%matplotlib inline
import numpy as np
import matplotlib.pyplot as plt
import GPy
import pods
In the worst case, inference in a Gaussian process is $\mathcal{O}(n^3)$ computational complexity and $\mathcal{O}(n^2)$ storage. For efficient inference in larger data sets we need to consider approximations. One approach is low rank approximation of the covariance matrix (also known as sparse approximations or perhaps more accurately parsimonious approximations). We'll study these approximations by first creating a simple data set by sampling from a GP.
X = np.sort(np.random.rand(50,1)*12,0)
k = GPy.kern.RBF(1)
K = k.K(X)
K+= np.eye(50)*0.01 # add some independence (noise) to K
y = np.random.multivariate_normal(np.zeros(50), K).reshape(50,1)

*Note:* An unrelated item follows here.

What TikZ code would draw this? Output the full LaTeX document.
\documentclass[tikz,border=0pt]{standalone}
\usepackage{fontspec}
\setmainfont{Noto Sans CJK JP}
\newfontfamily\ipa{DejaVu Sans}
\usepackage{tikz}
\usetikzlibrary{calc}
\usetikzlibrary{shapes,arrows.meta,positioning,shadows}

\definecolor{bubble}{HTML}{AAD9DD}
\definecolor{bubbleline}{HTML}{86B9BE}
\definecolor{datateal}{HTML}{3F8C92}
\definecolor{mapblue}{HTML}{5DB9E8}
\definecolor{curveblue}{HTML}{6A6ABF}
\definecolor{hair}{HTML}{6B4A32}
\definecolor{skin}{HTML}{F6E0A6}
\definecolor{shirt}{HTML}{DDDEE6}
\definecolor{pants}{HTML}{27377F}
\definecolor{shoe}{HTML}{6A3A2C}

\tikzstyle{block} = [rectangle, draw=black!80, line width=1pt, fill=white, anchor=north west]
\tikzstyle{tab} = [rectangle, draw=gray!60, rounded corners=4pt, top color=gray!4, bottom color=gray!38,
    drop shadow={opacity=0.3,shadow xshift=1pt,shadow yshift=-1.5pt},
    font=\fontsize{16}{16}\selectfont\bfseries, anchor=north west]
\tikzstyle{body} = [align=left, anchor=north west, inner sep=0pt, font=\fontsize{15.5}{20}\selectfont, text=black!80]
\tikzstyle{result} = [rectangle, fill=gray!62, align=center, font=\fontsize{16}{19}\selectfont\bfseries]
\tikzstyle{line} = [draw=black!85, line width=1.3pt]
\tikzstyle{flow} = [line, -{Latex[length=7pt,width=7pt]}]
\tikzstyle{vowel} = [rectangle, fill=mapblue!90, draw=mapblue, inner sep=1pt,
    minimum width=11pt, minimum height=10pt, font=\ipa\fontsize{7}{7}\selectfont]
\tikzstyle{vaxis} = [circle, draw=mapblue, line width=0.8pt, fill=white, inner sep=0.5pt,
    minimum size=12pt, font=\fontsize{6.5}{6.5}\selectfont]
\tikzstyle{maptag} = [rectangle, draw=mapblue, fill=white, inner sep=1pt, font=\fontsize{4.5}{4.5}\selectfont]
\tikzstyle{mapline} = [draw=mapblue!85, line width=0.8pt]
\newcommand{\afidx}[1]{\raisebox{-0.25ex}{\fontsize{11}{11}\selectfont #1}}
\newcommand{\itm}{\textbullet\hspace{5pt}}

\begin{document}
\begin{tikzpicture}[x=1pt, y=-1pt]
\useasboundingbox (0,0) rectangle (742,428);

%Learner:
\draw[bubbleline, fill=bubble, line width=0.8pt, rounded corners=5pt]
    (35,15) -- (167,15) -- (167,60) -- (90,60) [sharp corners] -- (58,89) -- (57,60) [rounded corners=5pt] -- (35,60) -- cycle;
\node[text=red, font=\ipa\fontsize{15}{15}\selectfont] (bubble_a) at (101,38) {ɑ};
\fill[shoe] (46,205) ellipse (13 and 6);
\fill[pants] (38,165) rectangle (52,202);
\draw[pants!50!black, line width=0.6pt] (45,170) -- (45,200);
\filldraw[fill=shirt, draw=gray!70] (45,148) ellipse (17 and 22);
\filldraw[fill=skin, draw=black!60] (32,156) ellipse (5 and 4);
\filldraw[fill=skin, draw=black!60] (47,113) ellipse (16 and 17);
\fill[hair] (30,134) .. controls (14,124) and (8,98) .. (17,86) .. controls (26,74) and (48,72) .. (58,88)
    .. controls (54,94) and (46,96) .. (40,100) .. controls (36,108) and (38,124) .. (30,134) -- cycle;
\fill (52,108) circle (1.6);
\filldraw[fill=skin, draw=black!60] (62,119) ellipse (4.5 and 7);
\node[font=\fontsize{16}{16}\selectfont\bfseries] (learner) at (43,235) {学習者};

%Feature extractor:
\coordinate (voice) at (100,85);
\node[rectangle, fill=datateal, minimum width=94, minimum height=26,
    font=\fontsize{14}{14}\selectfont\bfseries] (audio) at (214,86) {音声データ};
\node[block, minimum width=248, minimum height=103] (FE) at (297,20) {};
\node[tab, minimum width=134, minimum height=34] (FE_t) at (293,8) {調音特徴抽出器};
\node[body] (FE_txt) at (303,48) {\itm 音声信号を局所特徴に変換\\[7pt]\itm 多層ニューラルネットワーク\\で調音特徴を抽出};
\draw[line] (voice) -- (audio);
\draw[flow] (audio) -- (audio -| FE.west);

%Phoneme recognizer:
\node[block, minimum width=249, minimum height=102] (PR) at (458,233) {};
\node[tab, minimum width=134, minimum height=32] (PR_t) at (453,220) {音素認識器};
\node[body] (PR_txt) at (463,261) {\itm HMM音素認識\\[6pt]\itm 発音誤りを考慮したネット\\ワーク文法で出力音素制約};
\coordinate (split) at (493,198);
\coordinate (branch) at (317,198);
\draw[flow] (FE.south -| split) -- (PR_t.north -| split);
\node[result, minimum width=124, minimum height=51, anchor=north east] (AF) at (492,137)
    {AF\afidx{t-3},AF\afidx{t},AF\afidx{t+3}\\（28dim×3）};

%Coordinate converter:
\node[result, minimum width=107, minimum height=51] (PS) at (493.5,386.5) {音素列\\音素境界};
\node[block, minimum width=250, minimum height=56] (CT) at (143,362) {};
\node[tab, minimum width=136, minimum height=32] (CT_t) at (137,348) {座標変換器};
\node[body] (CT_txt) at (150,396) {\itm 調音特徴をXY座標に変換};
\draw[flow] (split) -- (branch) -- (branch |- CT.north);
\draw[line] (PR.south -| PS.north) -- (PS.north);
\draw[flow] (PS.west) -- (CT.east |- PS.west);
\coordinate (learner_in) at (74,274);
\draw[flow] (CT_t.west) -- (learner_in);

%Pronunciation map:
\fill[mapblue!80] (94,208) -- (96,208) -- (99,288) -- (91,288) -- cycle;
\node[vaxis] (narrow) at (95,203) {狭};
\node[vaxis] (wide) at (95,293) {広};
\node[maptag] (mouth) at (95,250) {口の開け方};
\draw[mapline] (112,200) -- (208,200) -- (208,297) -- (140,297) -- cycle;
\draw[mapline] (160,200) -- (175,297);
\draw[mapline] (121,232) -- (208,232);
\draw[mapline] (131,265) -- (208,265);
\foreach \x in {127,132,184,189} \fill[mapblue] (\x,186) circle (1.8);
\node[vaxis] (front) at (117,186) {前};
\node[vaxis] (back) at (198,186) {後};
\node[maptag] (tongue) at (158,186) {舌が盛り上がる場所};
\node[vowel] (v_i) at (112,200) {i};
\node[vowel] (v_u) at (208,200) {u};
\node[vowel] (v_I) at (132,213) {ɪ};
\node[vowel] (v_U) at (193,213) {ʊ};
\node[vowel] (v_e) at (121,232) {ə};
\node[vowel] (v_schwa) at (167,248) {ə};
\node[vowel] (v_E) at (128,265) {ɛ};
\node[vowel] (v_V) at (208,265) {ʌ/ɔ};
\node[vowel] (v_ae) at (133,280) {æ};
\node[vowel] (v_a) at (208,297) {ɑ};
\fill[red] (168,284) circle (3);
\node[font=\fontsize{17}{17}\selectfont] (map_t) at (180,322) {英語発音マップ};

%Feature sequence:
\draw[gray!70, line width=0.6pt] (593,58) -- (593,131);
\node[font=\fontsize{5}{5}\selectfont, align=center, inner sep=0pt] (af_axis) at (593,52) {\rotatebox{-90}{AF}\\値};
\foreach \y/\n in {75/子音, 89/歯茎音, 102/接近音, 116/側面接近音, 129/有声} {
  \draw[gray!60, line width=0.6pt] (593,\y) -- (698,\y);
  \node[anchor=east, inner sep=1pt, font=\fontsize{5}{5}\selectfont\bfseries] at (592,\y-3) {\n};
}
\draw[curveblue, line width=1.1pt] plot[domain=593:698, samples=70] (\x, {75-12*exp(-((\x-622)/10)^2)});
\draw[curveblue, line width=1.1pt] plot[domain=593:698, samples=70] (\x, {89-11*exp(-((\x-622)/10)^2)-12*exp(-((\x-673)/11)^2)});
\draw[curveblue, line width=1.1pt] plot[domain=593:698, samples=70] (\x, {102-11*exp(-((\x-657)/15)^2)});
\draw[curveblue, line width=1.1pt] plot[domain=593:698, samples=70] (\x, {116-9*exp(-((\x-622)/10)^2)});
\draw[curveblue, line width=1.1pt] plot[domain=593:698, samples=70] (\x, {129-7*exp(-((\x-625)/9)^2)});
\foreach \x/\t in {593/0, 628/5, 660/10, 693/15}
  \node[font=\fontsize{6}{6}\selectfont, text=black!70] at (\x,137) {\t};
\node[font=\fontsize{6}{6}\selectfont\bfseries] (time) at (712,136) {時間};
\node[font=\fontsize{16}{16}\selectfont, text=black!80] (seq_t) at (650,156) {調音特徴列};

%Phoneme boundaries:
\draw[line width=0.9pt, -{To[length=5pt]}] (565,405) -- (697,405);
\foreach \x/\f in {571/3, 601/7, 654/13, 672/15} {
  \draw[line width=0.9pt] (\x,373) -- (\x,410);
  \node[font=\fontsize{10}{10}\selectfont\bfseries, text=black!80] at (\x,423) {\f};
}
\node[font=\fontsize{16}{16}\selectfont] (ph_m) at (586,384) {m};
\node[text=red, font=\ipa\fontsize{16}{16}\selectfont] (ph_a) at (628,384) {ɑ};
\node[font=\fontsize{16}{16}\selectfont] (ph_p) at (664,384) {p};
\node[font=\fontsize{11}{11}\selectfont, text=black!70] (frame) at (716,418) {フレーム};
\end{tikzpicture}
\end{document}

Build a straightforward GP model of our simulation. We’ll also plot the posterior of $f$.
m = GPy.models.GPRegression(X,y)
m.optimize()
fig = plt.figure()
ax = fig.add_subplot(111)
m.plot_f(ax=ax)
m._raw_predict?
mu, var = m._raw_predict(X) # this fetches the posterior of f
plt.vlines(X[:,0], mu[:,0]-2.*np.sqrt(var[:,0]), mu[:,0]+2.*np.sqrt(var[:,0]),color='r',lw=2)
One thought that occurs is as follows. Do we need all the data to create this posterior estimate? Are any of the data points redundant? What happens to the model if you remove some data?
Hint:
X2 = np.delete(X,range(8),0)
y2 = np.delete(y,range(8),0)
# Exercise 2 answer here
Now we’ll consider a GP that uses a low rank approximation to fit the data.
from IPython.display import display
Z = np.random.rand(3,1)*12
m = GPy.models.SparseGPRegression(X,y,Z=Z)
display(m)
In GPy, the sparse inputs $\mathbf{Z}$ are abbreviated 'iip' , for inducing input. Plot the posterior of $u$ in the same manner as for the full GP:
mu, var = m._raw_predict(Z)
plt.vlines(Z[:,0], mu[:,0]-2.*np.sqrt(var[:,0]), mu[:,0]+2.*np.sqrt(var[:,0]),color='r')
a) Optimise and plot the model. The inducing inputs are marked – how
are they placed? You can move them around with e.g. m['iip_2_0'] = 100
. What
happens to the likelihood? What happens to the fit if you remove an input?
# Exercise 3 a answer
b) How does the fit of the sparse compare with the full GP? Play around with the number of inducing inputs, the fit should improve as $M$ increases. How many inducing points are needed? What do you think happens in higher dimensions?
Can you build a low rank Gaussian process with the intrinsic model of coregionalization? Do you have to treat the 2nd input (which specifies the event number) in a special way?